S&P upgrades Global Atlantic’s ratings on strong capital
- September 13, 2025
- Posted by: Kassandra Jimenez-Sanchez
- Category: Insurance
S&P Global Ratings has raised the financial strength and issuer credit ratings of Global Atlantic Financial Group’s (GAFG) operating insurance entities to ‘A’ from ‘A-‘, assigning a stable outlook.
Concurrently, the credit rating agency also upgraded the holding company’s rating to ‘BBB’ from ‘BBB-‘.
The rating upgrades reflect GAFG’s strengthened capital adequacy over the past several years, a key factor that led to S&P’s upgrade to the company’s ratings.
The agency stated: “[GAFG] has consistently maintained strong capital–with capital redundancy above the required capital at the 99.80% confidence level per our capital model–while growing its business profitably and diversifying its product and risk profile.
“The increased diversity–along with the support of its parent, KKR & Co. Inc., (A/Stable) and access to third-party capital through the Ivy sidecars–has also served to stabilize GAFG’s capital and earnings.”
Primarily a block reinsurer with volatile capital, GAFG has broadened its business since being acquired by KKR in 2021. Its expansion into various annuity and insurance sectors (retail annuities, flow reinsurance, FABNs, PRT, pre-need life) has helped to stabilise the company’s earnings.
Block reinsurance made up roughly 61% of GAFG’s new business volume in 2020; it dropped to about 28% in 2024.
S&P also acknowledged the capital support from KKR, which has invested over $3 billion in GAFG in recent years, helping to mitigate the capital and earnings volatility associated with reinsurance and PRT transactions.
Furthermore, access to on-demand third-party capital through its Ivy sidecars has been instrumental in executing 13 block deals and 47 PRT transactions since Ivy’s launch in April 2020.
These include significant transactions with MetLife (GAFG’s largest block reinsurance deal at $19.2 billion) and Manulife Financial Corp. (approximately $10 billion).
“In our view, GAFG’s contracts with Ivy give it a significant amount of influence over Ivy’s strategy, particularly in acquiring new business, capital and investment management, and enterprise risk management. As a result, Ivy’s and future Ivy vehicles’ growth plans and capital strength, based on our riskbased capital model, are integral to our overall view of GAFG,” S&P stated.
While the relationship with Ivy has helped stabilise GAFG’s capital and has fuelled its growth, it also introduces meaningful counterparty risk.
“As GAFG reinsures more business to Ivy, its dependence on Ivy’s financial strength grows. Although GAFG has a great deal of influence over Ivy, it doesn’t own any of Ivy’s equity or debt; therefore, Ivy is not consolidated into GAFG’s financials. We incorporate a view of Ivy’s capitalization and the counterparty risk it represents into our analysis of GAFG’s capital adequacy,” analysts explained.

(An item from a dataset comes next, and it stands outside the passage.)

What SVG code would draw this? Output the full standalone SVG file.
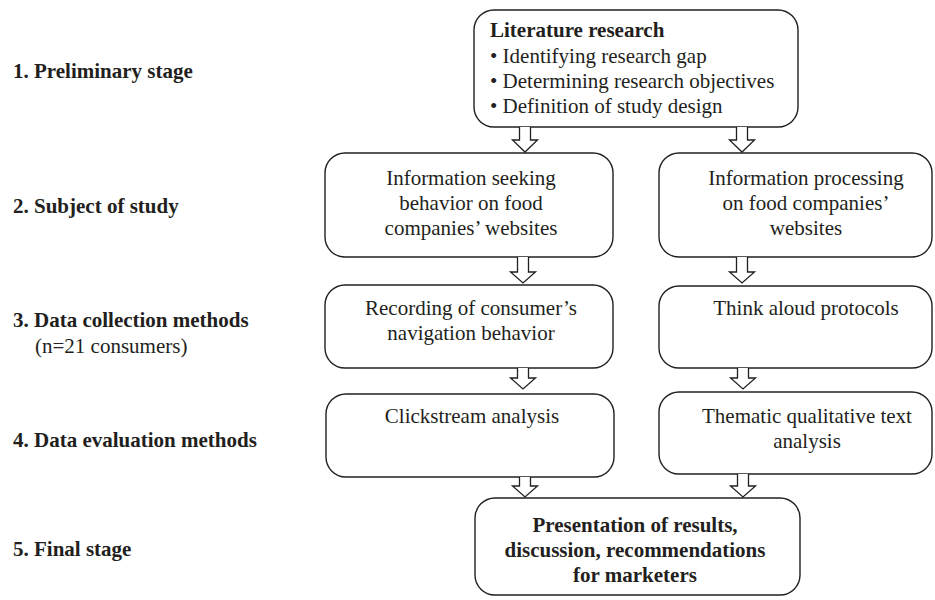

The stable outlook reflects S&P’s expectation that GAFG will maintain its strong operating performance; continue its profitable growth in its institutional, retail annuity, and life insurance lines; maintain a high-quality investment portfolio; and consistently manage a strong capital and earnings position, with healthy redundancy at the 99.80% confidence level per our capital model.
The outlook also assumes the continued benefits of GAFG’s partnerships with KKR and Ivy, and the absence of material deterioration in their financial health.
S&P noted that there could be a potential for a downgrade if GAFG’s capital adequacy falls below the 99.80% level due to increased investment portfolio risk or other factors.
The agency also stated: “We may also lower our ratings if the company’s operating performance weakens to where we no longer view its business risk profile as strong. We would also likely downgrade GAFG if KKR was downgraded, or if there was a material deterioration in Ivy’s capitalization.”
Given GAFG’s relative concentration in spread-based businesses, S&P analysts stated that it is unlikely that they would raise the company’s financial strength rating within the next two years.